▶ **Provided material**:
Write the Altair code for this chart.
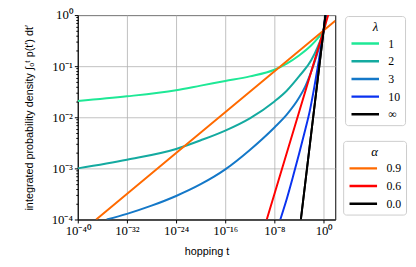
import altair as alt
import pandas as pd

# ---- values (log10 t, log10 of integrated density) ----
lam_names = ["1", "2", "3", "10", "∞"]
lam_colors = ["#1ee896", "#14aaa0", "#1478c8", "#0a32f0", "#000000"]

lam1_logt = [-40, -32, -24, -20, -16, -12, -8, -6, -4, -2, -1, 0, 0.15, 0.28, 0.301]
lam1_logy = [-1.68, -1.59, -1.47, -1.38, -1.29, -1.20, -1.07, -0.95, -0.79, -0.59, -0.46, -0.30, -0.26, -0.19, 0.0]

lam2_logt = [-40, -32, -24, -20, -16, -12, -8, -6, -4, -2, -1, 0, 0.15, 0.28, 0.301]
lam2_logy = [-3.00, -2.83, -2.62, -2.45, -2.26, -2.02, -1.69, -1.48, -1.20, -0.88, -0.63, -0.30, -0.22, -0.08, 0.0]

lam3_logt = [-35.3, -32, -28, -24, -20, -16, -12, -8, -6, -4, -3, -2, -1, 0, 0.15, 0.28, 0.301]
lam3_logy = [-4.00, -3.89, -3.73, -3.54, -3.31, -3.02, -2.64, -2.20, -1.95, -1.62, -1.40, -1.10, -0.74, -0.30, -0.19, -0.03, 0.0]

lam10_logt = [-7.04, -6, -5, -4, -3, -2.24, -1.5, -1, -0.5, 0, 0.15, 0.301]
lam10_logy = [-4.00, -3.60, -3.17, -2.72, -2.25, -1.87, -1.40, -1.05, -0.68, -0.30, -0.15, 0.0]

laminf_logt = [-3.7, 0, 0.301]
laminf_logy = [-4.0, -0.30, 0.0]

alpha_names = ["0.9", "0.6", "0.0"]
alpha_colors = ["#ff6a00", "#ff0000", "#000000"]

a09_logt = [-37, -24, 0, 1.9]
a09_logy = [-4.0, -2.7, -0.30, -0.11]

a06_logt = [-9.25, -4, 0, 0.75]
a06_logy = [-4.0, -1.9, -0.30, 0.0]

a00_logt = [-3.7, 0, 0.301]
a00_logy = [-4.0, -0.30, 0.0]

x_ticks = [1e-40, 1e-32, 1e-24, 1e-16, 1e-8, 1e0]
y_major = [1e-4, 1e-3, 1e-2, 1e-1, 1e0]
y_minor_mult = [2, 3, 4, 5, 6, 7, 8, 9]


def frame(name, logt, logy):
    return pd.DataFrame({
        "t": [10.0 ** v for v in logt],
        "y": [10.0 ** v for v in logy],
        "series": name,
        "ord": list(range(len(logt))),
    })


lam_df = pd.concat([
    frame("1", lam1_logt, lam1_logy),
    frame("2", lam2_logt, lam2_logy),
    frame("3", lam3_logt, lam3_logy),
    frame("10", lam10_logt, lam10_logy),
    frame("∞", laminf_logt, laminf_logy),
], ignore_index=True)

alpha_df = pd.concat([
    frame("0.9", a09_logt, a09_logy),
    frame("0.6", a06_logt, a06_logy),
    frame("0.0", a00_logt, a00_logy),
], ignore_index=True)

y_ticks = list(y_major)
for d in y_major[:-1]:
    for k in y_minor_mult:
        y_ticks.append(k * d)

is_decade = "abs(log(datum.value)/LN10 - round(log(datum.value)/LN10)) < 0.001"
sup_map = [("-", "⁻"), ("0", "⁰"), ("1", "¹"), ("2", "²"), ("3", "³"), ("4", "⁴"),
           ("5", "⁵"), ("6", "⁶"), ("7", "⁷"), ("8", "⁸"), ("9", "⁹")]
exp_expr = "('' + round(log(datum.value)/LN10))"
for a, b in sup_map:
    exp_expr = f"replace({exp_expr}, regexp('{a}', 'g'), '{b}')"
label_expr = f"({is_decade}) ? '10' + {exp_expr} : ''"

SERIF = "Liberation Serif"
SANS = "Liberation Sans"

x_scale = alt.Scale(type="log", domain=[1e-40, 79], nice=False)
y_scale = alt.Scale(type="log", domain=[1e-4, 1], nice=False)

x_axis = alt.Axis(
    values=x_ticks, labelExpr=label_expr, title="hopping t",
    grid=True, gridColor="#b0b0b0", gridWidth=0.8,
    domainColor="black", tickColor="black", tickSize=3.5, labelPadding=2,
    labelFont=SERIF, labelFontSize=13, labelColor="black", labelFlush=False,
    labelOverlap=False, titleFont=SANS, titleFontSize=11, titleFontWeight="normal",
    titleColor="black", titlePadding=8,
)
y_axis = alt.Axis(
    values=y_ticks, labelExpr=label_expr,
    title="integrated probability density ∫₀ᵗ p(t′) dt′",
    grid=True, gridColor="#b0b0b0", gridWidth=0.8,
    gridOpacity={"condition": {"test": is_decade, "value": 1}, "value": 0},
    tickSize={"condition": {"test": is_decade, "value": 3.5}, "value": 2},
    domainColor="black", tickColor="black", labelPadding=2,
    labelFont=SERIF, labelFontSize=13, labelColor="black", labelFlush=False,
    labelOverlap=False, titleFont=SANS, titleFontSize=11, titleFontWeight="normal",
    titleColor="black", titlePadding=17,
)

leg = dict(
    orient="none", symbolType="stroke", symbolSize=784, symbolStrokeWidth=2.5,
    clipHeight=12, rowPadding=6, labelOffset=8,
    labelFont=SERIF, labelFontSize=12, labelColor="black",
    titleFont=SERIF, titleFontStyle="italic", titleFontWeight="normal",
    titleFontSize=13, titleColor="black", titleAnchor="middle", titleAlign="center",
    titlePadding=4,
    strokeColor="#cccccc", fillColor="white", cornerRadius=3, padding=5,
)

lam_chart = alt.Chart(lam_df).mark_line(strokeWidth=2, clip=True, interpolate="monotone").encode(
    x=alt.X("t:Q", scale=x_scale, axis=x_axis),
    y=alt.Y("y:Q", scale=y_scale, axis=y_axis),
    color=alt.Color("series:N",
                    scale=alt.Scale(domain=lam_names, range=lam_colors),
                    legend=alt.Legend(title="λ", legendX=272, legendY=1, **leg)),
    order="ord:Q",
)

alpha_chart = alt.Chart(alpha_df).mark_line(strokeWidth=2, clip=True).encode(
    x=alt.X("t:Q", scale=x_scale, axis=x_axis),
    y=alt.Y("y:Q", scale=y_scale, axis=y_axis),
    color=alt.Color("series:N",
                    scale=alt.Scale(domain=alpha_names, range=alpha_colors),
                    legend=alt.Legend(title="α", legendX=270, legendY=128, **leg)),
    order="ord:Q",
)

chart = alt.layer(lam_chart, alpha_chart).resolve_scale(color="independent").properties(
    width=262, height=208,
    autosize=alt.AutoSizeParams(type="none"),
    padding={"left": 71, "top": 5, "right": 74, "bottom": 38},
).configure_view(stroke="black", strokeWidth=1)

chart.save("out.html", embed_options={"renderer": "svg", "actions": False})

▶ **Request**:
From the listing, extract all text exactly as given and drop any picture.

▶ **Response to this task**:
Write the Altair code for this chart.
import altair as alt
import pandas as pd

# ---- values (log10 t, log10 of integrated density) ----
lam_names = ["1", "2", "3", "10", "∞"]
lam_colors = ["#1ee896", "#14aaa0", "#1478c8", "#0a32f0", "#000000"]

lam1_logt = [-40, -32, -24, -20, -16, -12, -8, -6, -4, -2, -1, 0, 0.15, 0.28, 0.301]
lam1_logy = [-1.68, -1.59, -1.47, -1.38, -1.29, -1.20, -1.07, -0.95, -0.79, -0.59, -0.46, -0.30, -0.26, -0.19, 0.0]

lam2_logt = [-40, -32, -24, -20, -16, -12, -8, -6, -4, -2, -1, 0, 0.15, 0.28, 0.301]
lam2_logy = [-3.00, -2.83, -2.62, -2.45, -2.26, -2.02, -1.69, -1.48, -1.20, -0.88, -0.63, -0.30, -0.22, -0.08, 0.0]

lam3_logt = [-35.3, -32, -28, -24, -20, -16, -12, -8, -6, -4, -3, -2, -1, 0, 0.15, 0.28, 0.301]
lam3_logy = [-4.00, -3.89, -3.73, -3.54, -3.31, -3.02, -2.64, -2.20, -1.95, -1.62, -1.40, -1.10, -0.74, -0.30, -0.19, -0.03, 0.0]

lam10_logt = [-7.04, -6, -5, -4, -3, -2.24, -1.5, -1, -0.5, 0, 0.15, 0.301]
lam10_logy = [-4.00, -3.60, -3.17, -2.72, -2.25, -1.87, -1.40, -1.05, -0.68, -0.30, -0.15, 0.0]

laminf_logt = [-3.7, 0, 0.301]
laminf_logy = [-4.0, -0.30, 0.0]

alpha_names = ["0.9", "0.6", "0.0"]
alpha_colors = ["#ff6a00", "#ff0000", "#000000"]

a09_logt = [-37, -24, 0, 1.9]
a09_logy = [-4.0, -2.7, -0.30, -0.11]

a06_logt = [-9.25, -4, 0, 0.75]
a06_logy = [-4.0, -1.9, -0.30, 0.0]

a00_logt = [-3.7, 0, 0.301]
a00_logy = [-4.0, -0.30, 0.0]

x_ticks = [1e-40, 1e-32, 1e-24, 1e-16, 1e-8, 1e0]
y_major = [1e-4, 1e-3, 1e-2, 1e-1, 1e0]
y_minor_mult = [2, 3, 4, 5, 6, 7, 8, 9]


def frame(name, logt, logy):
    return pd.DataFrame({
        "t": [10.0 ** v for v in logt],
        "y": [10.0 ** v for v in logy],
        "series": name,
        "ord": list(range(len(logt))),
    })


lam_df = pd.concat([
    frame("1", lam1_logt, lam1_logy),
    frame("2", lam2_logt, lam2_logy),
    frame("3", lam3_logt, lam3_logy),
    frame("10", lam10_logt, lam10_logy),
    frame("∞", laminf_logt, laminf_logy),
], ignore_index=True)

alpha_df = pd.concat([
    frame("0.9", a09_logt, a09_logy),
    frame("0.6", a06_logt, a06_logy),
    frame("0.0", a00_logt, a00_logy),
], ignore_index=True)

y_ticks = list(y_major)
for d in y_major[:-1]:
    for k in y_minor_mult:
        y_ticks.append(k * d)

is_decade = "abs(log(datum.value)/LN10 - round(log(datum.value)/LN10)) < 0.001"
sup_map = [("-", "⁻"), ("0", "⁰"), ("1", "¹"), ("2", "²"), ("3", "³"), ("4", "⁴"),
           ("5", "⁵"), ("6", "⁶"), ("7", "⁷"), ("8", "⁸"), ("9", "⁹")]
exp_expr = "('' + round(log(datum.value)/LN10))"
for a, b in sup_map:
    exp_expr = f"replace({exp_expr}, regexp('{a}', 'g'), '{b}')"
label_expr = f"({is_decade}) ? '10' + {exp_expr} : ''"

SERIF = "Liberation Serif"
SANS = "Liberation Sans"

x_scale = alt.Scale(type="log", domain=[1e-40, 79], nice=False)
y_scale = alt.Scale(type="log", domain=[1e-4, 1], nice=False)

x_axis = alt.Axis(
    values=x_ticks, labelExpr=label_expr, title="hopping t",
    grid=True, gridColor="#b0b0b0", gridWidth=0.8,
    domainColor="black", tickColor="black", tickSize=3.5, labelPadding=2,
    labelFont=SERIF, labelFontSize=13, labelColor="black", labelFlush=False,
    labelOverlap=False, titleFont=SANS, titleFontSize=11, titleFontWeight="normal",
    titleColor="black", titlePadding=8,
)
y_axis = alt.Axis(
    values=y_ticks, labelExpr=label_expr,
    title="integrated probability density ∫₀ᵗ p(t′) dt′",
    grid=True, gridColor="#b0b0b0", gridWidth=0.8,
    gridOpacity={"condition": {"test": is_decade, "value": 1}, "value": 0},
    tickSize={"condition": {"test": is_decade, "value": 3.5}, "value": 2},
    domainColor="black", tickColor="black", labelPadding=2,
    labelFont=SERIF, labelFontSize=13, labelColor="black", labelFlush=False,
    labelOverlap=False, titleFont=SANS, titleFontSize=11, titleFontWeight="normal",
    titleColor="black", titlePadding=17,
)

leg = dict(
    orient="none", symbolType="stroke", symbolSize=784, symbolStrokeWidth=2.5,
    clipHeight=12, rowPadding=6, labelOffset=8,
    labelFont=SERIF, labelFontSize=12, labelColor="black",
    titleFont=SERIF, titleFontStyle="italic", titleFontWeight="normal",
    titleFontSize=13, titleColor="black", titleAnchor="middle", titleAlign="center",
    titlePadding=4,
    strokeColor="#cccccc", fillColor="white", cornerRadius=3, padding=5,
)

lam_chart = alt.Chart(lam_df).mark_line(strokeWidth=2, clip=True, interpolate="monotone").encode(
    x=alt.X("t:Q", scale=x_scale, axis=x_axis),
    y=alt.Y("y:Q", scale=y_scale, axis=y_axis),
    color=alt.Color("series:N",
                    scale=alt.Scale(domain=lam_names, range=lam_colors),
                    legend=alt.Legend(title="λ", legendX=272, legendY=1, **leg)),
    order="ord:Q",
)

alpha_chart = alt.Chart(alpha_df).mark_line(strokeWidth=2, clip=True).encode(
    x=alt.X("t:Q", scale=x_scale, axis=x_axis),
    y=alt.Y("y:Q", scale=y_scale, axis=y_axis),
    color=alt.Color("series:N",
                    scale=alt.Scale(domain=alpha_names, range=alpha_colors),
                    legend=alt.Legend(title="α", legendX=270, legendY=128, **leg)),
    order="ord:Q",
)

chart = alt.layer(lam_chart, alpha_chart).resolve_scale(color="independent").properties(
    width=262, height=208,
    autosize=alt.AutoSizeParams(type="none"),
    padding={"left": 71, "top": 5, "right": 74, "bottom": 38},
).configure_view(stroke="black", strokeWidth=1)

chart.save("out.html", embed_options={"renderer": "svg", "actions": False})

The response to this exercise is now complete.